* [Aim of the exercise]
Among the lines of the listing below, retype exactly those from the one containing "What Apache ECharts" through the one containing "const hline = (range, v)", both included. Do not include pictures.

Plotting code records

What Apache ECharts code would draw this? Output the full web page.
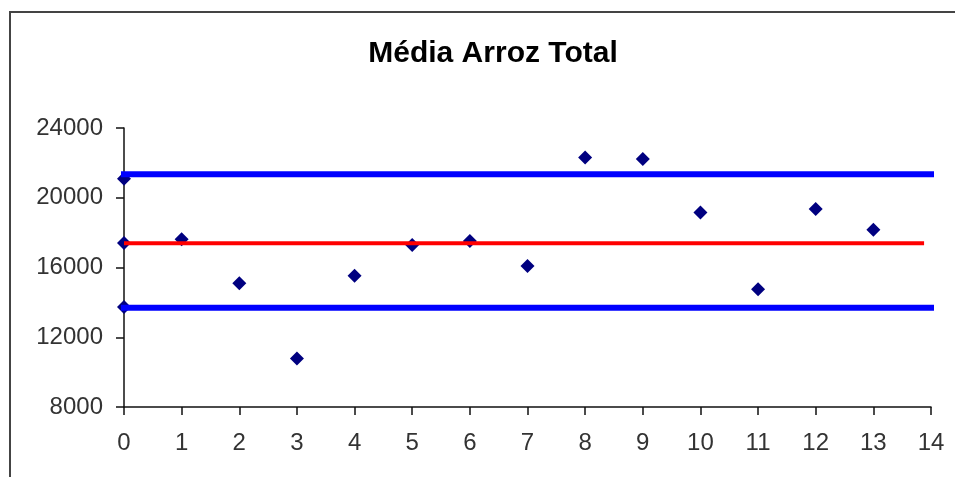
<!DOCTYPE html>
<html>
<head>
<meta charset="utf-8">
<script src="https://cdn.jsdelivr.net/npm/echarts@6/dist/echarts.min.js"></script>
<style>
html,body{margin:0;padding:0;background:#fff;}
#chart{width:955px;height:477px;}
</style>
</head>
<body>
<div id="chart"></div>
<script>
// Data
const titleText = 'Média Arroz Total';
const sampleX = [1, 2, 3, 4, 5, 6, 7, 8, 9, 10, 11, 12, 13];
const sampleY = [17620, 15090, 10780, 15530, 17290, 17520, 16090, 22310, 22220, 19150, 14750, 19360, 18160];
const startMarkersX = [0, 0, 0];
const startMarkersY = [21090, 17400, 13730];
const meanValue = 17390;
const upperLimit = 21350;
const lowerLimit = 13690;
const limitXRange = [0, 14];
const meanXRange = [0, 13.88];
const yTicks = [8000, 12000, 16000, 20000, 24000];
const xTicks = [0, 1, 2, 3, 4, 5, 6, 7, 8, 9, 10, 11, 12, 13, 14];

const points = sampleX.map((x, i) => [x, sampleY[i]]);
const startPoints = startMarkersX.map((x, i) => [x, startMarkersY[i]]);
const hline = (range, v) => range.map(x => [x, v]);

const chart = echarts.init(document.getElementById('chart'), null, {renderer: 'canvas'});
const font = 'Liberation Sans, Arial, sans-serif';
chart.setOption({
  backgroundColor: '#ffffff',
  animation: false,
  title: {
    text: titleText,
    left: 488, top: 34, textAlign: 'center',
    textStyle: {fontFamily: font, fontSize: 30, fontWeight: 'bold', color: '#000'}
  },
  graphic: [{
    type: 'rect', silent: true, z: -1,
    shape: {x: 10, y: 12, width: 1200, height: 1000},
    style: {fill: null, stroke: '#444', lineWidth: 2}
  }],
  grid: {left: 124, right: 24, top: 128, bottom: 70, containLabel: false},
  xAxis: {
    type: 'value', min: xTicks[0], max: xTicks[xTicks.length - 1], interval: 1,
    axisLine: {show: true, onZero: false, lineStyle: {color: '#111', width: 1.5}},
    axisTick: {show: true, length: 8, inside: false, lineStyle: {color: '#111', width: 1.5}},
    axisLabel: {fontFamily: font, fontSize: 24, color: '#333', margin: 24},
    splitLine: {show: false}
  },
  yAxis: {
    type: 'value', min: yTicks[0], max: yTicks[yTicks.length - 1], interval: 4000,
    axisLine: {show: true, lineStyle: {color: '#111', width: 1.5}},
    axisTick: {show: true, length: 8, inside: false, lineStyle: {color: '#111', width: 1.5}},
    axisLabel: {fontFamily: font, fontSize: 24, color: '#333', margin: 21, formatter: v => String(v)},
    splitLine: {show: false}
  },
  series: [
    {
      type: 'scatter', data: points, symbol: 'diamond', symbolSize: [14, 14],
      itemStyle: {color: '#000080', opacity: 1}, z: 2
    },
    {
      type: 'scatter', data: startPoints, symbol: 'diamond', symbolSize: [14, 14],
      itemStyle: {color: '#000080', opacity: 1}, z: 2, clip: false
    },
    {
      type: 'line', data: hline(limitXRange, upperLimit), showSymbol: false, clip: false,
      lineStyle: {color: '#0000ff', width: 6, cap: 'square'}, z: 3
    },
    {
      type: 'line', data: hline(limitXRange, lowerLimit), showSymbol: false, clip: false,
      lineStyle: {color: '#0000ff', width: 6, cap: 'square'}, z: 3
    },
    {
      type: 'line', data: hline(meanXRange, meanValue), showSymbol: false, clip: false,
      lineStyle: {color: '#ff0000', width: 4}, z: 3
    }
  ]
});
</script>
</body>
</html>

...

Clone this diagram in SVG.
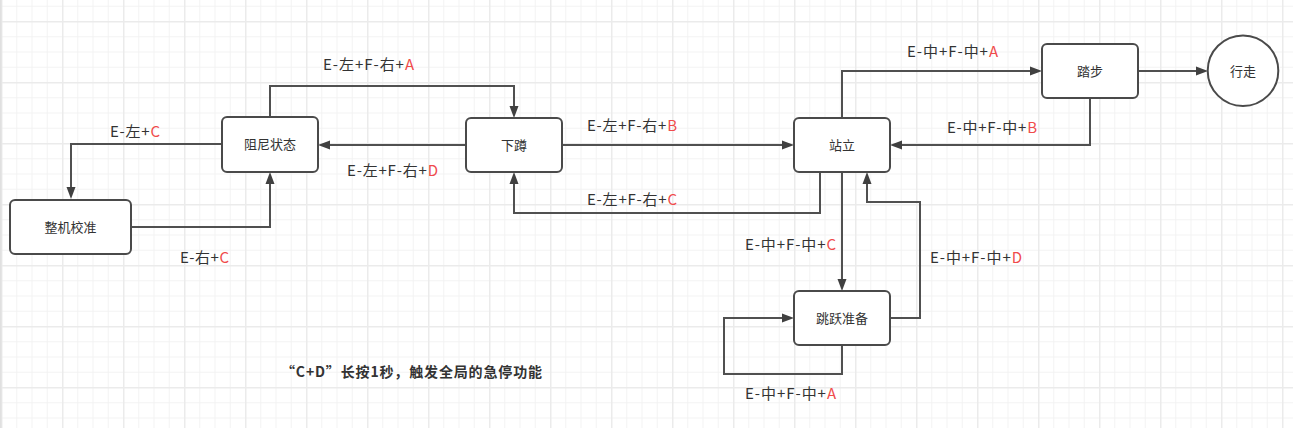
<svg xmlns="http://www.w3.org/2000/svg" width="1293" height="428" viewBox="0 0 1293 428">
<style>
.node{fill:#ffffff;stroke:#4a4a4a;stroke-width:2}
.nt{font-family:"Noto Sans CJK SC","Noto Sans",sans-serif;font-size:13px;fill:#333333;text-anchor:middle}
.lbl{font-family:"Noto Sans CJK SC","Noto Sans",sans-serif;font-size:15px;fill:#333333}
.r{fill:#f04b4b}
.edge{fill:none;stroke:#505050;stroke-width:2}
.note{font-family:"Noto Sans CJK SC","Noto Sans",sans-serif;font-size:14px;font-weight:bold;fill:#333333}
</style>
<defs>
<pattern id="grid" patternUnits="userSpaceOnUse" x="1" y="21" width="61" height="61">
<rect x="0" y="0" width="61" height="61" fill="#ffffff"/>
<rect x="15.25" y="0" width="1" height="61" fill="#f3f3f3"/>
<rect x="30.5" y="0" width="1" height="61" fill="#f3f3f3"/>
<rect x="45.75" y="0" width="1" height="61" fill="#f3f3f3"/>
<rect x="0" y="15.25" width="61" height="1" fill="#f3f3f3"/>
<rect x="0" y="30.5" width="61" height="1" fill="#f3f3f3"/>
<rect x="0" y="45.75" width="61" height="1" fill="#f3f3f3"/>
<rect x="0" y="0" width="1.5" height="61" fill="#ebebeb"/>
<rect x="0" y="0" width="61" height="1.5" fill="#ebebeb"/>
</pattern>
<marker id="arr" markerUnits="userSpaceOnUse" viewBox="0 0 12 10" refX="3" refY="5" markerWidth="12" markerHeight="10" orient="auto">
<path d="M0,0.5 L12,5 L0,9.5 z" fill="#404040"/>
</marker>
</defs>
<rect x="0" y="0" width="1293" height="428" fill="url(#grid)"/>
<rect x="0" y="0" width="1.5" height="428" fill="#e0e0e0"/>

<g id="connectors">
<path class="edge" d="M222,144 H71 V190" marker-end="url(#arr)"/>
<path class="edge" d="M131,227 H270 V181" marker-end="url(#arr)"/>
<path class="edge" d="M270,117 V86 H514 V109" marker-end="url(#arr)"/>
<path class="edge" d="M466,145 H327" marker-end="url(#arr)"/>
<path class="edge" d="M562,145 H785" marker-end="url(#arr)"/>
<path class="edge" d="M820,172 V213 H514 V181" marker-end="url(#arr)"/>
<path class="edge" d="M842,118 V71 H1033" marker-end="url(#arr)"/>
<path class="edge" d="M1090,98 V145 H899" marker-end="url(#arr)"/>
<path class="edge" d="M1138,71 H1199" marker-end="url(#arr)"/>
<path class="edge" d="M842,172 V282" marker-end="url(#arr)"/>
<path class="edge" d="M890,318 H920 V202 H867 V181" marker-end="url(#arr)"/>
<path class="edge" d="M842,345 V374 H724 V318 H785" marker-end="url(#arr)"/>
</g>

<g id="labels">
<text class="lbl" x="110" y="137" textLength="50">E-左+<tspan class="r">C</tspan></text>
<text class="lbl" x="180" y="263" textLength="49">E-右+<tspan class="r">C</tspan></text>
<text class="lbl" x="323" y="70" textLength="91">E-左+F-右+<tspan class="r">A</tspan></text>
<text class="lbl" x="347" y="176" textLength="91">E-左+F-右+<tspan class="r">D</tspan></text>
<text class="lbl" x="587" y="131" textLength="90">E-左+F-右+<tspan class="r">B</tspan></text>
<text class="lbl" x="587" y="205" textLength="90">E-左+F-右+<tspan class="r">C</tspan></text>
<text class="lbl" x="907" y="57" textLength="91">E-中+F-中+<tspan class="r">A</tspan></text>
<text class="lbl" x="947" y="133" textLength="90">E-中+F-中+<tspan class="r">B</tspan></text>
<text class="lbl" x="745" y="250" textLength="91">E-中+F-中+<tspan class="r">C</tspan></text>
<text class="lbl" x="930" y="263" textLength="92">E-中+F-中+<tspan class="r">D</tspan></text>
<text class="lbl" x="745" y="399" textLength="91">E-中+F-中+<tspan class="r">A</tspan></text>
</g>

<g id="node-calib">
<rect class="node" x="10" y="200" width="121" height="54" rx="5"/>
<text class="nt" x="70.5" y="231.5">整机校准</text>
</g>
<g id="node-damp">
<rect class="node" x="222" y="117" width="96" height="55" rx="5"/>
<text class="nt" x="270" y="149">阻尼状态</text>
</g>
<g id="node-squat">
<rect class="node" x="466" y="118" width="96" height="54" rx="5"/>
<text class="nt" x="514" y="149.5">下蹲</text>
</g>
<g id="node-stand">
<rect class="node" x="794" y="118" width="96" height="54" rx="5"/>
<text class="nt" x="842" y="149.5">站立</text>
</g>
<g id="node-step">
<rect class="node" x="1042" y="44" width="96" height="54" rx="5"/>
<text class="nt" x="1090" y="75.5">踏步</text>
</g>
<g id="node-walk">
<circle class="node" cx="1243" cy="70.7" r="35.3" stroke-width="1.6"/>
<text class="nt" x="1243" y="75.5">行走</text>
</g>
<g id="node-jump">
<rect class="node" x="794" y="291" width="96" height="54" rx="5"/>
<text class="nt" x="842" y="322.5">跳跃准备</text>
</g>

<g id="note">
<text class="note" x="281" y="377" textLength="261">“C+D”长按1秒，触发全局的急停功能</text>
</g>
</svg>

* [Exercise response]
What Apache ECharts code would draw this? Output the full web page.
<!DOCTYPE html>
<html>
<head>
<meta charset="utf-8">
<script src="https://cdn.jsdelivr.net/npm/echarts@6/dist/echarts.min.js"></script>
<style>
html,body{margin:0;padding:0;background:#fff;}
#chart{width:955px;height:477px;}
</style>
</head>
<body>
<div id="chart"></div>
<script>
// Data
const titleText = 'Média Arroz Total';
const sampleX = [1, 2, 3, 4, 5, 6, 7, 8, 9, 10, 11, 12, 13];
const sampleY = [17620, 15090, 10780, 15530, 17290, 17520, 16090, 22310, 22220, 19150, 14750, 19360, 18160];
const startMarkersX = [0, 0, 0];
const startMarkersY = [21090, 17400, 13730];
const meanValue = 17390;
const upperLimit = 21350;
const lowerLimit = 13690;
const limitXRange = [0, 14];
const meanXRange = [0, 13.88];
const yTicks = [8000, 12000, 16000, 20000, 24000];
const xTicks = [0, 1, 2, 3, 4, 5, 6, 7, 8, 9, 10, 11, 12, 13, 14];

const points = sampleX.map((x, i) => [x, sampleY[i]]);
const startPoints = startMarkersX.map((x, i) => [x, startMarkersY[i]]);
const hline = (range, v) => range.map(x => [x, v]);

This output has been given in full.